### Prompt
Would you transcribe the listing that follows, character for character, and omit its images?

○ ○ ○ ○ ○ ○ ○

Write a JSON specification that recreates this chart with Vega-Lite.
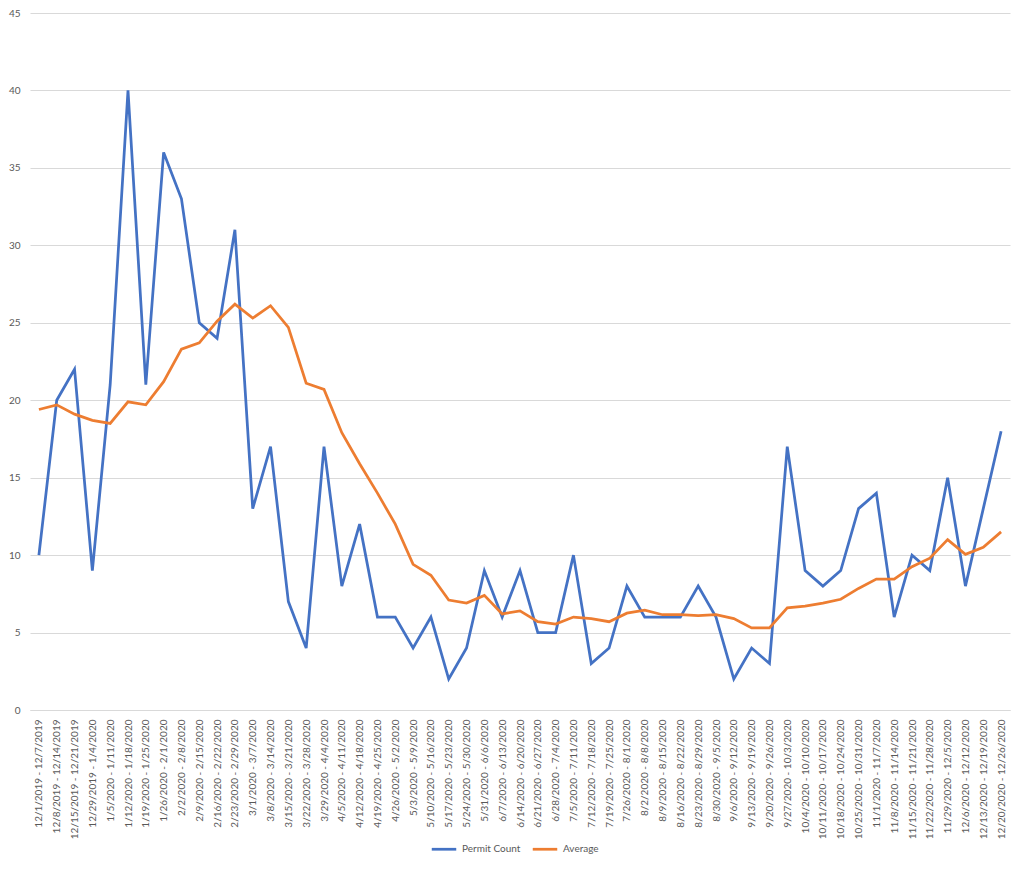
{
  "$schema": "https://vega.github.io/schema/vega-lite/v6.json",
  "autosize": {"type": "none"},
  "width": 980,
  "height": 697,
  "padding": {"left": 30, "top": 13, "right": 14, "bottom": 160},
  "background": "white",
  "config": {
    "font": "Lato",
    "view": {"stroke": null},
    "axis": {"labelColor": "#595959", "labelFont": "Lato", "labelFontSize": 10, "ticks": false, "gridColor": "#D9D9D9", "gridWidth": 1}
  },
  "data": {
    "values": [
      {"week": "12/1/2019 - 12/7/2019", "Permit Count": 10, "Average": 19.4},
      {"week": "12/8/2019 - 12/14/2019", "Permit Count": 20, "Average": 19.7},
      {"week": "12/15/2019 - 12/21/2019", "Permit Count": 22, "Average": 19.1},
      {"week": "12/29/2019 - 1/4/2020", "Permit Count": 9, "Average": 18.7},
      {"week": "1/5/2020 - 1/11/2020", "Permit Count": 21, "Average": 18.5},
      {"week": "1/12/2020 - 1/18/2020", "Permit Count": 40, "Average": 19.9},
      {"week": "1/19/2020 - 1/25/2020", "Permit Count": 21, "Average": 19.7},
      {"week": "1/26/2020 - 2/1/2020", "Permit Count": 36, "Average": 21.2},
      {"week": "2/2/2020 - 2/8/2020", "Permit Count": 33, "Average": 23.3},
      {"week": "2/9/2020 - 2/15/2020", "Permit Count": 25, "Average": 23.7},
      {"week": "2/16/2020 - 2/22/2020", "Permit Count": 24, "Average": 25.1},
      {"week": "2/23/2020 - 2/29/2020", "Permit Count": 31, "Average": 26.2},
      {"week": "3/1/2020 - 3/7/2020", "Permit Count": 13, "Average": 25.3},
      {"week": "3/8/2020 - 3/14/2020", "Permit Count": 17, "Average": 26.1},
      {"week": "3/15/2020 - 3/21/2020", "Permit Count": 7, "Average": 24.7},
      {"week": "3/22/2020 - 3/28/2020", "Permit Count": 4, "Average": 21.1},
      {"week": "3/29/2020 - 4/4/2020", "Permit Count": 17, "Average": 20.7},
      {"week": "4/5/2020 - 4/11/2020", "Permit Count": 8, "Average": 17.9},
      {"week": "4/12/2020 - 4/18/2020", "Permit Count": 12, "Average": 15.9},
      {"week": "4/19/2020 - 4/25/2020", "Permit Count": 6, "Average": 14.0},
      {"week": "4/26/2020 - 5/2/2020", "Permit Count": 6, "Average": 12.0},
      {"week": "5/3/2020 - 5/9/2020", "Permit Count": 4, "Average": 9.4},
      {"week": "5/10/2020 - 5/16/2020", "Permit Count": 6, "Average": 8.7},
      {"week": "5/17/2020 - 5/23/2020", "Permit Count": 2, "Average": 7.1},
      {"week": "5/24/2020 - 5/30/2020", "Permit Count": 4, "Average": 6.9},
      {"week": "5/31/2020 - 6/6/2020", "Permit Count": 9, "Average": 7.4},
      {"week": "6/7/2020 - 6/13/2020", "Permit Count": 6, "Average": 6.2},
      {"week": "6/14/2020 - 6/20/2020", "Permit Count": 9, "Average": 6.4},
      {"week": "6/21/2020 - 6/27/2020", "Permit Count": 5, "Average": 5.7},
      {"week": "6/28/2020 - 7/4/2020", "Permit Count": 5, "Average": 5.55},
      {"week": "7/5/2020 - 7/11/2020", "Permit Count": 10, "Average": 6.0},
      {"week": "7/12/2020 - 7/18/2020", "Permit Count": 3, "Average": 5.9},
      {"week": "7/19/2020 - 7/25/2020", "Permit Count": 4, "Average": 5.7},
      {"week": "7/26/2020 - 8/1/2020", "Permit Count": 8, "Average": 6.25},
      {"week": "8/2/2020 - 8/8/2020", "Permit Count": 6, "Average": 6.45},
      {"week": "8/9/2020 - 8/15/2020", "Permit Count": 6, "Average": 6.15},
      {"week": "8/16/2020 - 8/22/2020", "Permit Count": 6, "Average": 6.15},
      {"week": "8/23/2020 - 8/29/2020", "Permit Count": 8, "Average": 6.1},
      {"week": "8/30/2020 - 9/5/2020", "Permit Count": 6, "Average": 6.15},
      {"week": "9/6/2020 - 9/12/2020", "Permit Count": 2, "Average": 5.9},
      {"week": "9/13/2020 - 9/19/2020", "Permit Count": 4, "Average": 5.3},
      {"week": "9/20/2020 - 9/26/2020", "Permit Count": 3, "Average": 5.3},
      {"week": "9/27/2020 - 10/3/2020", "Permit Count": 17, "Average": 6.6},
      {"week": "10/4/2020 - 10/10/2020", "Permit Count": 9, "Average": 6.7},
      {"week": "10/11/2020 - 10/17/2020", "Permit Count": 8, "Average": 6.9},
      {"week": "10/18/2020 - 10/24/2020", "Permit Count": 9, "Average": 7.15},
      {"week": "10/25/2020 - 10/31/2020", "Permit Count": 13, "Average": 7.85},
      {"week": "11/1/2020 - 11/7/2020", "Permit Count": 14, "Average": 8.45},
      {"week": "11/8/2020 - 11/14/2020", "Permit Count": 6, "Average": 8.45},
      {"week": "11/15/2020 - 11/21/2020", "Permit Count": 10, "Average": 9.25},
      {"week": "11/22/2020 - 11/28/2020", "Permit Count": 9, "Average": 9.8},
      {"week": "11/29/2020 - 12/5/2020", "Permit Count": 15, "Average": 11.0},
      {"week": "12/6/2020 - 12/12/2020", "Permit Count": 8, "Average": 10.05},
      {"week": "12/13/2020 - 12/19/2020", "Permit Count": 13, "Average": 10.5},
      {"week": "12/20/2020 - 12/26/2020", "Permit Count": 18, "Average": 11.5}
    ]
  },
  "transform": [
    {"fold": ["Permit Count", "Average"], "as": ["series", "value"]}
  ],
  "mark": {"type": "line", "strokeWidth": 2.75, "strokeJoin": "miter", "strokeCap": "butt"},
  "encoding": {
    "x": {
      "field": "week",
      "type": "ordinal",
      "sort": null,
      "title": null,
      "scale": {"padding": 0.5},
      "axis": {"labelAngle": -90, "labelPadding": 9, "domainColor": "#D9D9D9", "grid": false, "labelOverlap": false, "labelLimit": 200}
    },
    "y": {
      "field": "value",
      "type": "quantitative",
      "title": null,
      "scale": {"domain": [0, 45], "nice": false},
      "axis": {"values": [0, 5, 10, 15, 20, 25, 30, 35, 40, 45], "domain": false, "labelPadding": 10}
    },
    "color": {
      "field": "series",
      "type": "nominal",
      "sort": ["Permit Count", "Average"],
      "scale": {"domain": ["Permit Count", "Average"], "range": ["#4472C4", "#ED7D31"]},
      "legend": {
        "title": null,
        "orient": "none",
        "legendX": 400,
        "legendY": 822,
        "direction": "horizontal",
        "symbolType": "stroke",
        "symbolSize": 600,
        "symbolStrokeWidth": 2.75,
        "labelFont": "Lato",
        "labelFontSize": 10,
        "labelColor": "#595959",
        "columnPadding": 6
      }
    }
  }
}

○ ○ ○ ○ ○ ○ ○

### Finished answer
Write a JSON specification that recreates this chart with Vega-Lite.
{
  "$schema": "https://vega.github.io/schema/vega-lite/v6.json",
  "autosize": {"type": "none"},
  "width": 980,
  "height": 697,
  "padding": {"left": 30, "top": 13, "right": 14, "bottom": 160},
  "background": "white",
  "config": {
    "font": "Lato",
    "view": {"stroke": null},
    "axis": {"labelColor": "#595959", "labelFont": "Lato", "labelFontSize": 10, "ticks": false, "gridColor": "#D9D9D9", "gridWidth": 1}
  },
  "data": {
    "values": [
      {"week": "12/1/2019 - 12/7/2019", "Permit Count": 10, "Average": 19.4},
      {"week": "12/8/2019 - 12/14/2019", "Permit Count": 20, "Average": 19.7},
      {"week": "12/15/2019 - 12/21/2019", "Permit Count": 22, "Average": 19.1},
      {"week": "12/29/2019 - 1/4/2020", "Permit Count": 9, "Average": 18.7},
      {"week": "1/5/2020 - 1/11/2020", "Permit Count": 21, "Average": 18.5},
      {"week": "1/12/2020 - 1/18/2020", "Permit Count": 40, "Average": 19.9},
      {"week": "1/19/2020 - 1/25/2020", "Permit Count": 21, "Average": 19.7},
      {"week": "1/26/2020 - 2/1/2020", "Permit Count": 36, "Average": 21.2},
      {"week": "2/2/2020 - 2/8/2020", "Permit Count": 33, "Average": 23.3},
      {"week": "2/9/2020 - 2/15/2020", "Permit Count": 25, "Average": 23.7},
      {"week": "2/16/2020 - 2/22/2020", "Permit Count": 24, "Average": 25.1},
      {"week": "2/23/2020 - 2/29/2020", "Permit Count": 31, "Average": 26.2},
      {"week": "3/1/2020 - 3/7/2020", "Permit Count": 13, "Average": 25.3},
      {"week": "3/8/2020 - 3/14/2020", "Permit Count": 17, "Average": 26.1},
      {"week": "3/15/2020 - 3/21/2020", "Permit Count": 7, "Average": 24.7},
      {"week": "3/22/2020 - 3/28/2020", "Permit Count": 4, "Average": 21.1},
      {"week": "3/29/2020 - 4/4/2020", "Permit Count": 17, "Average": 20.7},
      {"week": "4/5/2020 - 4/11/2020", "Permit Count": 8, "Average": 17.9},
      {"week": "4/12/2020 - 4/18/2020", "Permit Count": 12, "Average": 15.9},
      {"week": "4/19/2020 - 4/25/2020", "Permit Count": 6, "Average": 14.0},
      {"week": "4/26/2020 - 5/2/2020", "Permit Count": 6, "Average": 12.0},
      {"week": "5/3/2020 - 5/9/2020", "Permit Count": 4, "Average": 9.4},
      {"week": "5/10/2020 - 5/16/2020", "Permit Count": 6, "Average": 8.7},
      {"week": "5/17/2020 - 5/23/2020", "Permit Count": 2, "Average": 7.1},
      {"week": "5/24/2020 - 5/30/2020", "Permit Count": 4, "Average": 6.9},
      {"week": "5/31/2020 - 6/6/2020", "Permit Count": 9, "Average": 7.4},
      {"week": "6/7/2020 - 6/13/2020", "Permit Count": 6, "Average": 6.2},
      {"week": "6/14/2020 - 6/20/2020", "Permit Count": 9, "Average": 6.4},
      {"week": "6/21/2020 - 6/27/2020", "Permit Count": 5, "Average": 5.7},
      {"week": "6/28/2020 - 7/4/2020", "Permit Count": 5, "Average": 5.55},
      {"week": "7/5/2020 - 7/11/2020", "Permit Count": 10, "Average": 6.0},
      {"week": "7/12/2020 - 7/18/2020", "Permit Count": 3, "Average": 5.9},
      {"week": "7/19/2020 - 7/25/2020", "Permit Count": 4, "Average": 5.7},
      {"week": "7/26/2020 - 8/1/2020", "Permit Count": 8, "Average": 6.25},
      {"week": "8/2/2020 - 8/8/2020", "Permit Count": 6, "Average": 6.45},
      {"week": "8/9/2020 - 8/15/2020", "Permit Count": 6, "Average": 6.15},
      {"week": "8/16/2020 - 8/22/2020", "Permit Count": 6, "Average": 6.15},
      {"week": "8/23/2020 - 8/29/2020", "Permit Count": 8, "Average": 6.1},
      {"week": "8/30/2020 - 9/5/2020", "Permit Count": 6, "Average": 6.15},
      {"week": "9/6/2020 - 9/12/2020", "Permit Count": 2, "Average": 5.9},
      {"week": "9/13/2020 - 9/19/2020", "Permit Count": 4, "Average": 5.3},
      {"week": "9/20/2020 - 9/26/2020", "Permit Count": 3, "Average": 5.3},
      {"week": "9/27/2020 - 10/3/2020", "Permit Count": 17, "Average": 6.6},
      {"week": "10/4/2020 - 10/10/2020", "Permit Count": 9, "Average": 6.7},
      {"week": "10/11/2020 - 10/17/2020", "Permit Count": 8, "Average": 6.9},
      {"week": "10/18/2020 - 10/24/2020", "Permit Count": 9, "Average": 7.15},
      {"week": "10/25/2020 - 10/31/2020", "Permit Count": 13, "Average": 7.85},
      {"week": "11/1/2020 - 11/7/2020", "Permit Count": 14, "Average": 8.45},
      {"week": "11/8/2020 - 11/14/2020", "Permit Count": 6, "Average": 8.45},
      {"week": "11/15/2020 - 11/21/2020", "Permit Count": 10, "Average": 9.25},
      {"week": "11/22/2020 - 11/28/2020", "Permit Count": 9, "Average": 9.8},
      {"week": "11/29/2020 - 12/5/2020", "Permit Count": 15, "Average": 11.0},
      {"week": "12/6/2020 - 12/12/2020", "Permit Count": 8, "Average": 10.05},
      {"week": "12/13/2020 - 12/19/2020", "Permit Count": 13, "Average": 10.5},
      {"week": "12/20/2020 - 12/26/2020", "Permit Count": 18, "Average": 11.5}
    ]
  },
  "transform": [
    {"fold": ["Permit Count", "Average"], "as": ["series", "value"]}
  ],
  "mark": {"type": "line", "strokeWidth": 2.75, "strokeJoin": "miter", "strokeCap": "butt"},
  "encoding": {
    "x": {
      "field": "week",
      "type": "ordinal",
      "sort": null,
      "title": null,
      "scale": {"padding": 0.5},
      "axis": {"labelAngle": -90, "labelPadding": 9, "domainColor": "#D9D9D9", "grid": false, "labelOverlap": false, "labelLimit": 200}
    },
    "y": {
      "field": "value",
      "type": "quantitative",
      "title": null,
      "scale": {"domain": [0, 45], "nice": false},
      "axis": {"values": [0, 5, 10, 15, 20, 25, 30, 35, 40, 45], "domain": false, "labelPadding": 10}
    },
    "color": {
      "field": "series",
      "type": "nominal",
      "sort": ["Permit Count", "Average"],
      "scale": {"domain": ["Permit Count", "Average"], "range": ["#4472C4", "#ED7D31"]},
      "legend": {
        "title": null,
        "orient": "none",
        "legendX": 400,
        "legendY": 822,
        "direction": "horizontal",
        "symbolType": "stroke",
        "symbolSize": 600,
        "symbolStrokeWidth": 2.75,
        "labelFont": "Lato",
        "labelFontSize": 10,
        "labelColor": "#595959",
        "columnPadding": 6
      }
    }
  }
}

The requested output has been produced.